## BEGIN Supplied data

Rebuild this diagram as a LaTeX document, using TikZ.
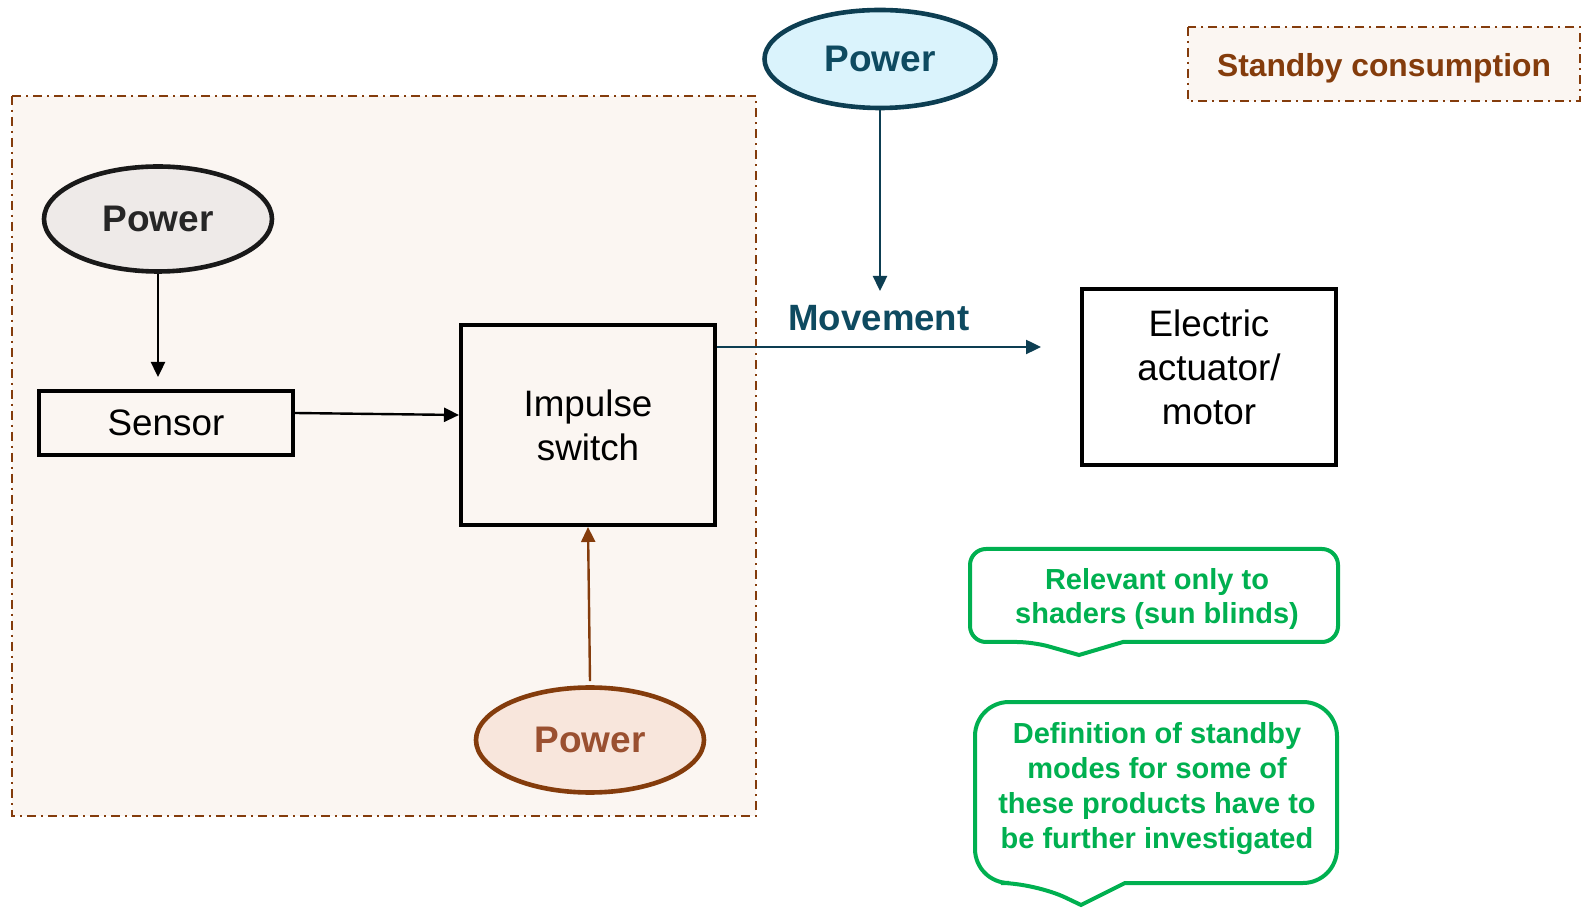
\documentclass[tikz,border=0pt]{standalone}
\usepackage{fontspec}
\setmainfont{Liberation Sans}
\usetikzlibrary{shapes.geometric,arrows.meta}
\definecolor{brownline}{HTML}{843C0C}
\definecolor{browntext}{HTML}{9A5030}
\definecolor{brownfill}{HTML}{F8E6DC}
\definecolor{zonefill}{HTML}{FBF6F2}
\definecolor{tealline}{HTML}{0D3E52}
\definecolor{tealtext}{HTML}{0E4A60}
\definecolor{cyanfill}{HTML}{DAF3FC}
\definecolor{greyfill}{HTML}{EEEAE8}
\definecolor{greytext}{HTML}{262626}
\definecolor{notegreen}{HTML}{00B050}

\begin{document}
\begin{tikzpicture}[x=0.5pt,y=-0.5pt,
  zone/.style={draw=brownline, fill=zonefill, line width=1.3pt,
    dash pattern=on 4.5pt off 2.5pt on 1pt off 2.5pt},
  blockbox/.style={draw=black, line width=2pt, inner sep=0pt, align=center,
    font=\fontsize{18.4}{22}\selectfont},
  powerell/.style={ellipse, line width=2.3pt, inner sep=0pt,
    minimum width=114pt, minimum height=52.5pt,
    font=\fontsize{18.5}{22}\selectfont\bfseries},
  arr/.style={-{Triangle[length=7.5pt,width=7pt]}, line width=1.2pt},
  note/.style={draw=notegreen, line width=2pt, fill=white},
  notetext/.style={text=notegreen, align=center,
    font=\fontsize{14.5}{17.3}\selectfont\bfseries}
]
\useasboundingbox (0,0) rectangle (1585,908);

% standby zone and its legend
\draw[zone] (12,96) rectangle (756,816);
\draw[zone] (1188,27) rectangle (1580,101);
\node[text=brownline, font=\fontsize{15.9}{19}\selectfont\bfseries] (legend) at (1384,68) {Standby consumption};

% power sources
\node[powerell, draw=tealline, fill=cyanfill, text=tealtext,
  minimum width=115.5pt, minimum height=49pt] (ptop) at (880,59) {Power};
\node[powerell, draw=black!90, fill=greyfill, text=greytext] (pleft) at (158,219) {Power};
\node[powerell, draw=brownline, fill=brownfill, text=browntext] (pbot) at (590,740) {Power};

% blocks
\node[blockbox, minimum width=127pt, minimum height=32pt] (sensor) at (166,423) {Sensor};
\node[blockbox, minimum width=127pt, minimum height=100pt] (imp) at (588,425) {Impulse\\switch};
\node[blockbox, fill=white, minimum width=127pt, minimum height=88pt] (act) at (1209,377) {};
\node[align=center, font=\fontsize{18.4}{22}\selectfont] (acttext) at (1209,367) {Electric\\actuator/\\motor};

% connectors
\draw[arr, shorten >=6pt] (pleft.south) -- (pleft.south |- sensor.north);
\draw[arr] ([yshift=5pt]sensor.east) -- ([yshift=5pt]imp.west);
\draw[arr, draw=brownline, fill=brownline] ([yshift=2pt]pbot.north) -- (imp.south);
\coordinate (mvtip) at (880,291);
\draw[arr, draw=tealline, fill=tealline] (ptop.south) -- (mvtip);
\coordinate (mvend) at (1041,347);
\draw[arr, draw=tealline, fill=tealline] (imp.east |- mvend) -- (mvend);
\node[text=tealtext, font=\fontsize{18.3}{22}\selectfont\bfseries] (mvlabel) at (879,318) {Movement};

% notes
\draw[note] (1123,642) [rounded corners=8pt] -- (1338,642) -- (1338,549) -- (970,549)
  -- (970,642) -- (1033,642) [sharp corners] -- (1079,655) -- cycle;
\node[notetext] (note1) at (1157,599) {Relevant only to\\shaders (sun blinds)};
\draw[note] (1125,883) [rounded corners=17pt] -- (1337,883) -- (1337,702) -- (975,702)
  -- (975,883) -- (1035,883) [sharp corners] -- (1081,905) -- cycle;
\node[notetext, font=\fontsize{14.5}{17.5}\selectfont\bfseries] (note2) at (1157,789)
  {Definition of standby\\modes for some of\\these products have to\\be further investigated};
\end{tikzpicture}
\end{document}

## END Supplied data

Do this:
Write out each line of the data exactly; the images should be left out.

Answer for the task:
Rebuild this diagram as a LaTeX document, using TikZ.
\documentclass[tikz,border=0pt]{standalone}
\usepackage{fontspec}
\setmainfont{Liberation Sans}
\usetikzlibrary{shapes.geometric,arrows.meta}
\definecolor{brownline}{HTML}{843C0C}
\definecolor{browntext}{HTML}{9A5030}
\definecolor{brownfill}{HTML}{F8E6DC}
\definecolor{zonefill}{HTML}{FBF6F2}
\definecolor{tealline}{HTML}{0D3E52}
\definecolor{tealtext}{HTML}{0E4A60}
\definecolor{cyanfill}{HTML}{DAF3FC}
\definecolor{greyfill}{HTML}{EEEAE8}
\definecolor{greytext}{HTML}{262626}
\definecolor{notegreen}{HTML}{00B050}

\begin{document}
\begin{tikzpicture}[x=0.5pt,y=-0.5pt,
  zone/.style={draw=brownline, fill=zonefill, line width=1.3pt,
    dash pattern=on 4.5pt off 2.5pt on 1pt off 2.5pt},
  blockbox/.style={draw=black, line width=2pt, inner sep=0pt, align=center,
    font=\fontsize{18.4}{22}\selectfont},
  powerell/.style={ellipse, line width=2.3pt, inner sep=0pt,
    minimum width=114pt, minimum height=52.5pt,
    font=\fontsize{18.5}{22}\selectfont\bfseries},
  arr/.style={-{Triangle[length=7.5pt,width=7pt]}, line width=1.2pt},
  note/.style={draw=notegreen, line width=2pt, fill=white},
  notetext/.style={text=notegreen, align=center,
    font=\fontsize{14.5}{17.3}\selectfont\bfseries}
]
\useasboundingbox (0,0) rectangle (1585,908);

% standby zone and its legend
\draw[zone] (12,96) rectangle (756,816);
\draw[zone] (1188,27) rectangle (1580,101);
\node[text=brownline, font=\fontsize{15.9}{19}\selectfont\bfseries] (legend) at (1384,68) {Standby consumption};

% power sources
\node[powerell, draw=tealline, fill=cyanfill, text=tealtext,
  minimum width=115.5pt, minimum height=49pt] (ptop) at (880,59) {Power};
\node[powerell, draw=black!90, fill=greyfill, text=greytext] (pleft) at (158,219) {Power};
\node[powerell, draw=brownline, fill=brownfill, text=browntext] (pbot) at (590,740) {Power};

% blocks
\node[blockbox, minimum width=127pt, minimum height=32pt] (sensor) at (166,423) {Sensor};
\node[blockbox, minimum width=127pt, minimum height=100pt] (imp) at (588,425) {Impulse\\switch};
\node[blockbox, fill=white, minimum width=127pt, minimum height=88pt] (act) at (1209,377) {};
\node[align=center, font=\fontsize{18.4}{22}\selectfont] (acttext) at (1209,367) {Electric\\actuator/\\motor};

% connectors
\draw[arr, shorten >=6pt] (pleft.south) -- (pleft.south |- sensor.north);
\draw[arr] ([yshift=5pt]sensor.east) -- ([yshift=5pt]imp.west);
\draw[arr, draw=brownline, fill=brownline] ([yshift=2pt]pbot.north) -- (imp.south);
\coordinate (mvtip) at (880,291);
\draw[arr, draw=tealline, fill=tealline] (ptop.south) -- (mvtip);
\coordinate (mvend) at (1041,347);
\draw[arr, draw=tealline, fill=tealline] (imp.east |- mvend) -- (mvend);
\node[text=tealtext, font=\fontsize{18.3}{22}\selectfont\bfseries] (mvlabel) at (879,318) {Movement};

% notes
\draw[note] (1123,642) [rounded corners=8pt] -- (1338,642) -- (1338,549) -- (970,549)
  -- (970,642) -- (1033,642) [sharp corners] -- (1079,655) -- cycle;
\node[notetext] (note1) at (1157,599) {Relevant only to\\shaders (sun blinds)};
\draw[note] (1125,883) [rounded corners=17pt] -- (1337,883) -- (1337,702) -- (975,702)
  -- (975,883) -- (1035,883) [sharp corners] -- (1081,905) -- cycle;
\node[notetext, font=\fontsize{14.5}{17.5}\selectfont\bfseries] (note2) at (1157,789)
  {Definition of standby\\modes for some of\\these products have to\\be further investigated};
\end{tikzpicture}
\end{document}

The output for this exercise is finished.